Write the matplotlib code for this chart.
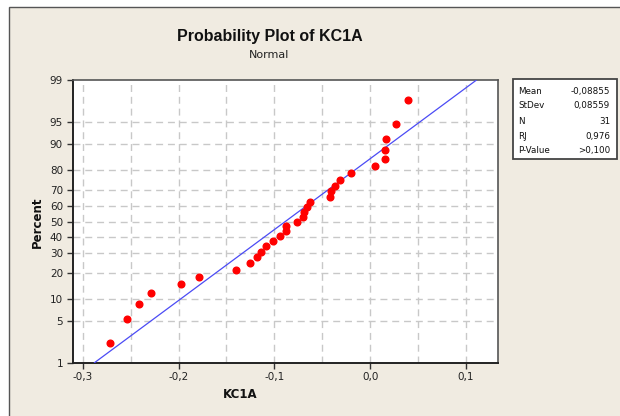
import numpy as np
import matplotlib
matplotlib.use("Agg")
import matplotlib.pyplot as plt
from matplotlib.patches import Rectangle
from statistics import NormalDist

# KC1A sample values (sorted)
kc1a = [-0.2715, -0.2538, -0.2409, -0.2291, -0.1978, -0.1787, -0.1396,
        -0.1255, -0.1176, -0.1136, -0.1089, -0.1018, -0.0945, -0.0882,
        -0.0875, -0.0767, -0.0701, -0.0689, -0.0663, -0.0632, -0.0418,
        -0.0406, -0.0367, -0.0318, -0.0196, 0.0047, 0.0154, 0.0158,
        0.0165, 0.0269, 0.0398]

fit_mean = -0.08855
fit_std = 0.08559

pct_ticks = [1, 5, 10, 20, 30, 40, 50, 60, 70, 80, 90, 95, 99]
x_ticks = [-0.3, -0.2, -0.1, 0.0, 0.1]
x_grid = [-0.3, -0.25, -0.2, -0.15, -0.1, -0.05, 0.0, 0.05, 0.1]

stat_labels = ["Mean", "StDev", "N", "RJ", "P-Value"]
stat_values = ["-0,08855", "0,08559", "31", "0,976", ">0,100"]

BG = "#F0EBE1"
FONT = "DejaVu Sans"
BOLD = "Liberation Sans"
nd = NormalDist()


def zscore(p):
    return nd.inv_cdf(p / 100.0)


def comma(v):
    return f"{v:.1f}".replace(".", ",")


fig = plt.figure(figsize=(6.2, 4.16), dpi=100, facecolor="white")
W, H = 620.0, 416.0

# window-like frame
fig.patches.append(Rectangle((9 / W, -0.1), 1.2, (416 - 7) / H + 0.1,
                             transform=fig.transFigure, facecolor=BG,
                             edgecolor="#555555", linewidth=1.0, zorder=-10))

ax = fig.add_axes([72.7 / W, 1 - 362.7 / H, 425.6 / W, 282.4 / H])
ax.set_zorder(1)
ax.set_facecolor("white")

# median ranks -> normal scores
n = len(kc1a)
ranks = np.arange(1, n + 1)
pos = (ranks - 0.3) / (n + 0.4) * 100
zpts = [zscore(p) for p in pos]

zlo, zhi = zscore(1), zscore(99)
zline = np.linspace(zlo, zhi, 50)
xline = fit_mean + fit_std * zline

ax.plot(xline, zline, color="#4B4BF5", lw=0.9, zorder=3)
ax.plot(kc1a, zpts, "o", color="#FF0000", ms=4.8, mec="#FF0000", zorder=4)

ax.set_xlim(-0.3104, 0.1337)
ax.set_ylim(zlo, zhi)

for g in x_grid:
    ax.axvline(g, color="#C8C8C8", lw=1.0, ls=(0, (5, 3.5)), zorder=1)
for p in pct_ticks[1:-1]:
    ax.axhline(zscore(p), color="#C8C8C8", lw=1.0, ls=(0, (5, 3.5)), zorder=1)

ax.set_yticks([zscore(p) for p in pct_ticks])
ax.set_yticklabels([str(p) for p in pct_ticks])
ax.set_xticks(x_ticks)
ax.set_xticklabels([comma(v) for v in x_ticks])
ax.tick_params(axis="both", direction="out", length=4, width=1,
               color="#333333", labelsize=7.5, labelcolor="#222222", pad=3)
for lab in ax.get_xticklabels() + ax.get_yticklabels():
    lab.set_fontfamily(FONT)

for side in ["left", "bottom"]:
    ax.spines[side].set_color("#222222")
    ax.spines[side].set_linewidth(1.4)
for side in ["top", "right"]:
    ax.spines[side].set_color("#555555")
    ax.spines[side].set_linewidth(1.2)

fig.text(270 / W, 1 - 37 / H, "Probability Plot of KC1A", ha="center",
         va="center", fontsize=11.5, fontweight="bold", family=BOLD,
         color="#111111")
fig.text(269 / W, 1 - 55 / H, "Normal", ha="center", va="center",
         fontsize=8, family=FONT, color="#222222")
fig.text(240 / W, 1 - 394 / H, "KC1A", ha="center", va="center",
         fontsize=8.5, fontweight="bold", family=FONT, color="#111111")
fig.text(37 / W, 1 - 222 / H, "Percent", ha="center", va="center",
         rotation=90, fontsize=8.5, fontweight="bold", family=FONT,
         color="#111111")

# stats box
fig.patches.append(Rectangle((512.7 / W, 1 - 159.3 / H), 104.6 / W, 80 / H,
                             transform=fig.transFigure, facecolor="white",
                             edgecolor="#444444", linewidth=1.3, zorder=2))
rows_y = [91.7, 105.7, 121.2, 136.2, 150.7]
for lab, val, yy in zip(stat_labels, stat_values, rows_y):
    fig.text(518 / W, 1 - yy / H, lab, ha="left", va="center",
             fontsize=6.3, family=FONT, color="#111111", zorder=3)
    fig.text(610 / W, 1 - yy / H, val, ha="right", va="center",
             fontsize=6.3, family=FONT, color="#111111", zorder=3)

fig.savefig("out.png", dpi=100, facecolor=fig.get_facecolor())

====

Exercise prompt:
Reproduce the material above in full, exactly, with no images.

Exercise output:
Write the matplotlib code for this chart.
import numpy as np
import matplotlib
matplotlib.use("Agg")
import matplotlib.pyplot as plt
from matplotlib.patches import Rectangle
from statistics import NormalDist

# KC1A sample values (sorted)
kc1a = [-0.2715, -0.2538, -0.2409, -0.2291, -0.1978, -0.1787, -0.1396,
        -0.1255, -0.1176, -0.1136, -0.1089, -0.1018, -0.0945, -0.0882,
        -0.0875, -0.0767, -0.0701, -0.0689, -0.0663, -0.0632, -0.0418,
        -0.0406, -0.0367, -0.0318, -0.0196, 0.0047, 0.0154, 0.0158,
        0.0165, 0.0269, 0.0398]

fit_mean = -0.08855
fit_std = 0.08559

pct_ticks = [1, 5, 10, 20, 30, 40, 50, 60, 70, 80, 90, 95, 99]
x_ticks = [-0.3, -0.2, -0.1, 0.0, 0.1]
x_grid = [-0.3, -0.25, -0.2, -0.15, -0.1, -0.05, 0.0, 0.05, 0.1]

stat_labels = ["Mean", "StDev", "N", "RJ", "P-Value"]
stat_values = ["-0,08855", "0,08559", "31", "0,976", ">0,100"]

BG = "#F0EBE1"
FONT = "DejaVu Sans"
BOLD = "Liberation Sans"
nd = NormalDist()


def zscore(p):
    return nd.inv_cdf(p / 100.0)


def comma(v):
    return f"{v:.1f}".replace(".", ",")


fig = plt.figure(figsize=(6.2, 4.16), dpi=100, facecolor="white")
W, H = 620.0, 416.0

# window-like frame
fig.patches.append(Rectangle((9 / W, -0.1), 1.2, (416 - 7) / H + 0.1,
                             transform=fig.transFigure, facecolor=BG,
                             edgecolor="#555555", linewidth=1.0, zorder=-10))

ax = fig.add_axes([72.7 / W, 1 - 362.7 / H, 425.6 / W, 282.4 / H])
ax.set_zorder(1)
ax.set_facecolor("white")

# median ranks -> normal scores
n = len(kc1a)
ranks = np.arange(1, n + 1)
pos = (ranks - 0.3) / (n + 0.4) * 100
zpts = [zscore(p) for p in pos]

zlo, zhi = zscore(1), zscore(99)
zline = np.linspace(zlo, zhi, 50)
xline = fit_mean + fit_std * zline

ax.plot(xline, zline, color="#4B4BF5", lw=0.9, zorder=3)
ax.plot(kc1a, zpts, "o", color="#FF0000", ms=4.8, mec="#FF0000", zorder=4)

ax.set_xlim(-0.3104, 0.1337)
ax.set_ylim(zlo, zhi)

for g in x_grid:
    ax.axvline(g, color="#C8C8C8", lw=1.0, ls=(0, (5, 3.5)), zorder=1)
for p in pct_ticks[1:-1]:
    ax.axhline(zscore(p), color="#C8C8C8", lw=1.0, ls=(0, (5, 3.5)), zorder=1)

ax.set_yticks([zscore(p) for p in pct_ticks])
ax.set_yticklabels([str(p) for p in pct_ticks])
ax.set_xticks(x_ticks)
ax.set_xticklabels([comma(v) for v in x_ticks])
ax.tick_params(axis="both", direction="out", length=4, width=1,
               color="#333333", labelsize=7.5, labelcolor="#222222", pad=3)
for lab in ax.get_xticklabels() + ax.get_yticklabels():
    lab.set_fontfamily(FONT)

for side in ["left", "bottom"]:
    ax.spines[side].set_color("#222222")
    ax.spines[side].set_linewidth(1.4)
for side in ["top", "right"]:
    ax.spines[side].set_color("#555555")
    ax.spines[side].set_linewidth(1.2)

fig.text(270 / W, 1 - 37 / H, "Probability Plot of KC1A", ha="center",
         va="center", fontsize=11.5, fontweight="bold", family=BOLD,
         color="#111111")
fig.text(269 / W, 1 - 55 / H, "Normal", ha="center", va="center",
         fontsize=8, family=FONT, color="#222222")
fig.text(240 / W, 1 - 394 / H, "KC1A", ha="center", va="center",
         fontsize=8.5, fontweight="bold", family=FONT, color="#111111")
fig.text(37 / W, 1 - 222 / H, "Percent", ha="center", va="center",
         rotation=90, fontsize=8.5, fontweight="bold", family=FONT,
         color="#111111")

# stats box
fig.patches.append(Rectangle((512.7 / W, 1 - 159.3 / H), 104.6 / W, 80 / H,
                             transform=fig.transFigure, facecolor="white",
                             edgecolor="#444444", linewidth=1.3, zorder=2))
rows_y = [91.7, 105.7, 121.2, 136.2, 150.7]
for lab, val, yy in zip(stat_labels, stat_values, rows_y):
    fig.text(518 / W, 1 - yy / H, lab, ha="left", va="center",
             fontsize=6.3, family=FONT, color="#111111", zorder=3)
    fig.text(610 / W, 1 - yy / H, val, ha="right", va="center",
             fontsize=6.3, family=FONT, color="#111111", zorder=3)

fig.savefig("out.png", dpi=100, facecolor=fig.get_facecolor())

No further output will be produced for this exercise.